▸ Set task: Print exactly the lines from the first one down to the line containing "group_step = 3.43", both ends included, with no pictures and nothing else.

▸ Exercise data:
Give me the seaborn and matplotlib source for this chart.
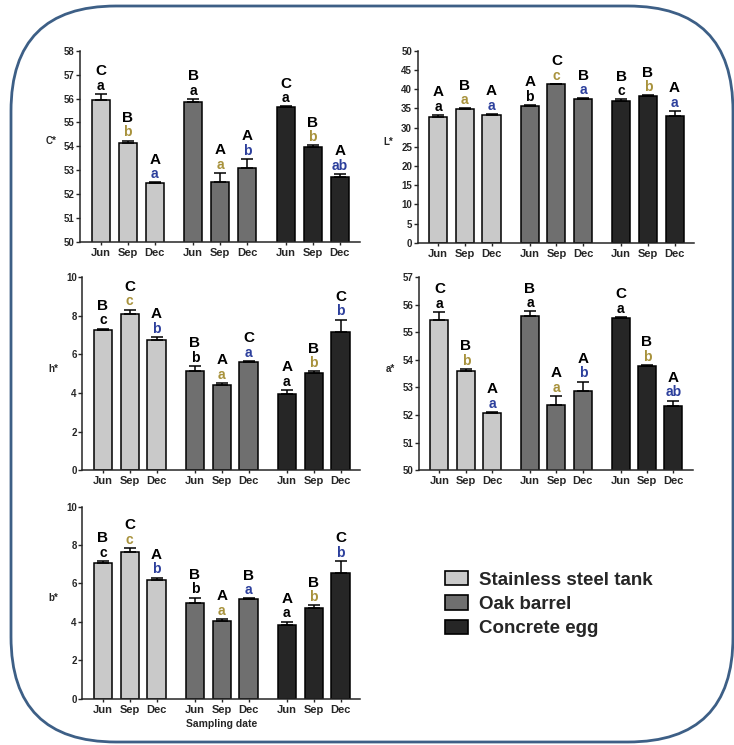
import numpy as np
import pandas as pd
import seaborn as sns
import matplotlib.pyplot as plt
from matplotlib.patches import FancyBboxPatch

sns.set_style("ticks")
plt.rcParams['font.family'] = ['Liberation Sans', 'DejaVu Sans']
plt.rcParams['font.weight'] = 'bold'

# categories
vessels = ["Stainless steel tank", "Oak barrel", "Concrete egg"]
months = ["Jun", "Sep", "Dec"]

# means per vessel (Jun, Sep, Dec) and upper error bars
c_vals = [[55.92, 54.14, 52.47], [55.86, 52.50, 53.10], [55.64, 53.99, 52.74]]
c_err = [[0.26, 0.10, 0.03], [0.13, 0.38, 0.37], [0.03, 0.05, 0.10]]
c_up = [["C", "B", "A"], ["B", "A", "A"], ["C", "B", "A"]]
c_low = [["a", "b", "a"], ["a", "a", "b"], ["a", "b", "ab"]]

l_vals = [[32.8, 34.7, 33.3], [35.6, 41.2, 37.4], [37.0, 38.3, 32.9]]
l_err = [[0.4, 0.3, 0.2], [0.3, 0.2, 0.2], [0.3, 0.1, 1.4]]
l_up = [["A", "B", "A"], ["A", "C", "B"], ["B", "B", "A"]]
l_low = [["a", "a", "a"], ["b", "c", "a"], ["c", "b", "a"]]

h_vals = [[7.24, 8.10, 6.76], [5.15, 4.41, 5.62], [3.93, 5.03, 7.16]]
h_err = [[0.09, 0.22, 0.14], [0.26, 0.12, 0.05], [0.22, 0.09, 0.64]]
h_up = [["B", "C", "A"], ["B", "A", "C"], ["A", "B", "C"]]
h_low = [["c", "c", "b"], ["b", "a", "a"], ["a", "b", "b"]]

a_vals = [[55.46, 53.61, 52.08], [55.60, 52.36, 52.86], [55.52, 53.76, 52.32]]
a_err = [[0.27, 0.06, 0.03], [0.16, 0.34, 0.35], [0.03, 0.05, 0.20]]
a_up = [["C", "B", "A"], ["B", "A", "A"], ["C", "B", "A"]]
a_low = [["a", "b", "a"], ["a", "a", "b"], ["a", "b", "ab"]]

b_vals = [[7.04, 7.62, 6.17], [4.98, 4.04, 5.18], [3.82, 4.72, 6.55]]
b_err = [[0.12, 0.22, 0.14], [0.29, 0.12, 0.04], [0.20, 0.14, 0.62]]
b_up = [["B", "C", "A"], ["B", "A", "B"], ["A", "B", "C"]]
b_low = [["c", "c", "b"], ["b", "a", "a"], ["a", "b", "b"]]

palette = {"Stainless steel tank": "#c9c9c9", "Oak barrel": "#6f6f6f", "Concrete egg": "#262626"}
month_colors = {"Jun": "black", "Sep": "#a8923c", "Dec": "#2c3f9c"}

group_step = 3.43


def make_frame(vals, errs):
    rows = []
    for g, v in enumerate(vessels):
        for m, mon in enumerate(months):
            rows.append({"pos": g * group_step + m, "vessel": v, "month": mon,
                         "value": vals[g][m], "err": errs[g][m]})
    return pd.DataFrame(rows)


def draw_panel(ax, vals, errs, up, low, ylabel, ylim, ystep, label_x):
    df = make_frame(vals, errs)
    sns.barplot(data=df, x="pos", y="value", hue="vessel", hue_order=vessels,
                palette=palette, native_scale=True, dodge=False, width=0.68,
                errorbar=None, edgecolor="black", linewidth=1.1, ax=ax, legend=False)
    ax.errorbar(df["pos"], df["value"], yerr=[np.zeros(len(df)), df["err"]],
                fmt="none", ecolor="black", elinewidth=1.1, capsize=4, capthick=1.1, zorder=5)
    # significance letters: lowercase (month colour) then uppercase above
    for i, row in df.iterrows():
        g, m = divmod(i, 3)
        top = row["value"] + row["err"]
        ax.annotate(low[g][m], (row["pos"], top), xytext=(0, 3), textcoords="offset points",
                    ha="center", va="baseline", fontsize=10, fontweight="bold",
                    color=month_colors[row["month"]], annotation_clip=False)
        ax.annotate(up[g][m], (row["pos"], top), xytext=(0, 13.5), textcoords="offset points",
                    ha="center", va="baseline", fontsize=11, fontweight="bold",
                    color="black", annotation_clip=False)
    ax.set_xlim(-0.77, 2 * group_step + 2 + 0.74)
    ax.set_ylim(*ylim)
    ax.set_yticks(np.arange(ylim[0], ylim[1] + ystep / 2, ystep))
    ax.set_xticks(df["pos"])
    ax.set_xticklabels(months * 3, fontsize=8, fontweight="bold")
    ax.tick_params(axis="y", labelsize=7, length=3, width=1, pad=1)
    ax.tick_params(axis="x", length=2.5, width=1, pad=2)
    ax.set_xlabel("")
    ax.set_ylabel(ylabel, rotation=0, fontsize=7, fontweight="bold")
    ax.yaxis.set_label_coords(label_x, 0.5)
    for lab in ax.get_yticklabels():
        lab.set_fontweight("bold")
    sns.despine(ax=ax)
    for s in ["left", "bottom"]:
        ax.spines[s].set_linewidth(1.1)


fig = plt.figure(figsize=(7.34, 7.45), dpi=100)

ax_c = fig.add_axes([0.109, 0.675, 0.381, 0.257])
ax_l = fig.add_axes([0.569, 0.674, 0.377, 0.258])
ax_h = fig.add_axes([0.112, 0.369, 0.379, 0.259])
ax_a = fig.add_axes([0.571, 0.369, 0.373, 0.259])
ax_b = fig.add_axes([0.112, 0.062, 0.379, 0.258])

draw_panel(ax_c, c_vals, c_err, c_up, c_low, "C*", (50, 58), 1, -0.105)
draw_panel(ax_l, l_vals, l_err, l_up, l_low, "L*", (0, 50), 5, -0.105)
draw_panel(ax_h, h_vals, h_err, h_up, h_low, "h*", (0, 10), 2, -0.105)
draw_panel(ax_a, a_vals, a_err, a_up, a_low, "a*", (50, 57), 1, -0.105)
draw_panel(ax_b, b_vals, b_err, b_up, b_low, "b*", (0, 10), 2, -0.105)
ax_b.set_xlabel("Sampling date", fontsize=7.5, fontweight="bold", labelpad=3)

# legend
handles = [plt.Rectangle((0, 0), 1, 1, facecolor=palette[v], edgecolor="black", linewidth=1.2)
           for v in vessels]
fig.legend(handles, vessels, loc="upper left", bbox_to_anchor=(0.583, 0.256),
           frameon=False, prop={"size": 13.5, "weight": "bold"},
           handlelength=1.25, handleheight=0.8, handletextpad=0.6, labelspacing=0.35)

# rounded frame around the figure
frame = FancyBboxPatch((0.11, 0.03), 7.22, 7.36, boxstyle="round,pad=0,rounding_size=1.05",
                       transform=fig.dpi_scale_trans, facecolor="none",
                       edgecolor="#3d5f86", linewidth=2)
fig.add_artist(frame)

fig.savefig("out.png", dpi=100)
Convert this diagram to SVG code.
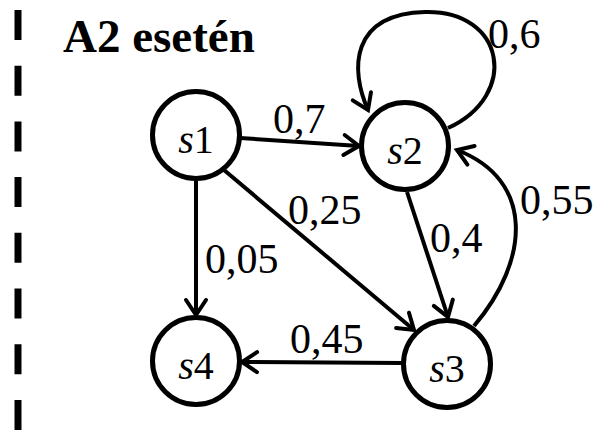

▸ Exercise result:
Give me the seaborn and matplotlib source for this chart.
import numpy as np
import pandas as pd
import seaborn as sns
import matplotlib.pyplot as plt
from matplotlib.patches import FancyBboxPatch

sns.set_style("ticks")
plt.rcParams['font.family'] = ['Liberation Sans', 'DejaVu Sans']
plt.rcParams['font.weight'] = 'bold'

# categories
vessels = ["Stainless steel tank", "Oak barrel", "Concrete egg"]
months = ["Jun", "Sep", "Dec"]

# means per vessel (Jun, Sep, Dec) and upper error bars
c_vals = [[55.92, 54.14, 52.47], [55.86, 52.50, 53.10], [55.64, 53.99, 52.74]]
c_err = [[0.26, 0.10, 0.03], [0.13, 0.38, 0.37], [0.03, 0.05, 0.10]]
c_up = [["C", "B", "A"], ["B", "A", "A"], ["C", "B", "A"]]
c_low = [["a", "b", "a"], ["a", "a", "b"], ["a", "b", "ab"]]

l_vals = [[32.8, 34.7, 33.3], [35.6, 41.2, 37.4], [37.0, 38.3, 32.9]]
l_err = [[0.4, 0.3, 0.2], [0.3, 0.2, 0.2], [0.3, 0.1, 1.4]]
l_up = [["A", "B", "A"], ["A", "C", "B"], ["B", "B", "A"]]
l_low = [["a", "a", "a"], ["b", "c", "a"], ["c", "b", "a"]]

h_vals = [[7.24, 8.10, 6.76], [5.15, 4.41, 5.62], [3.93, 5.03, 7.16]]
h_err = [[0.09, 0.22, 0.14], [0.26, 0.12, 0.05], [0.22, 0.09, 0.64]]
h_up = [["B", "C", "A"], ["B", "A", "C"], ["A", "B", "C"]]
h_low = [["c", "c", "b"], ["b", "a", "a"], ["a", "b", "b"]]

a_vals = [[55.46, 53.61, 52.08], [55.60, 52.36, 52.86], [55.52, 53.76, 52.32]]
a_err = [[0.27, 0.06, 0.03], [0.16, 0.34, 0.35], [0.03, 0.05, 0.20]]
a_up = [["C", "B", "A"], ["B", "A", "A"], ["C", "B", "A"]]
a_low = [["a", "b", "a"], ["a", "a", "b"], ["a", "b", "ab"]]

b_vals = [[7.04, 7.62, 6.17], [4.98, 4.04, 5.18], [3.82, 4.72, 6.55]]
b_err = [[0.12, 0.22, 0.14], [0.29, 0.12, 0.04], [0.20, 0.14, 0.62]]
b_up = [["B", "C", "A"], ["B", "A", "B"], ["A", "B", "C"]]
b_low = [["c", "c", "b"], ["b", "a", "a"], ["a", "b", "b"]]

palette = {"Stainless steel tank": "#c9c9c9", "Oak barrel": "#6f6f6f", "Concrete egg": "#262626"}
month_colors = {"Jun": "black", "Sep": "#a8923c", "Dec": "#2c3f9c"}

group_step = 3.43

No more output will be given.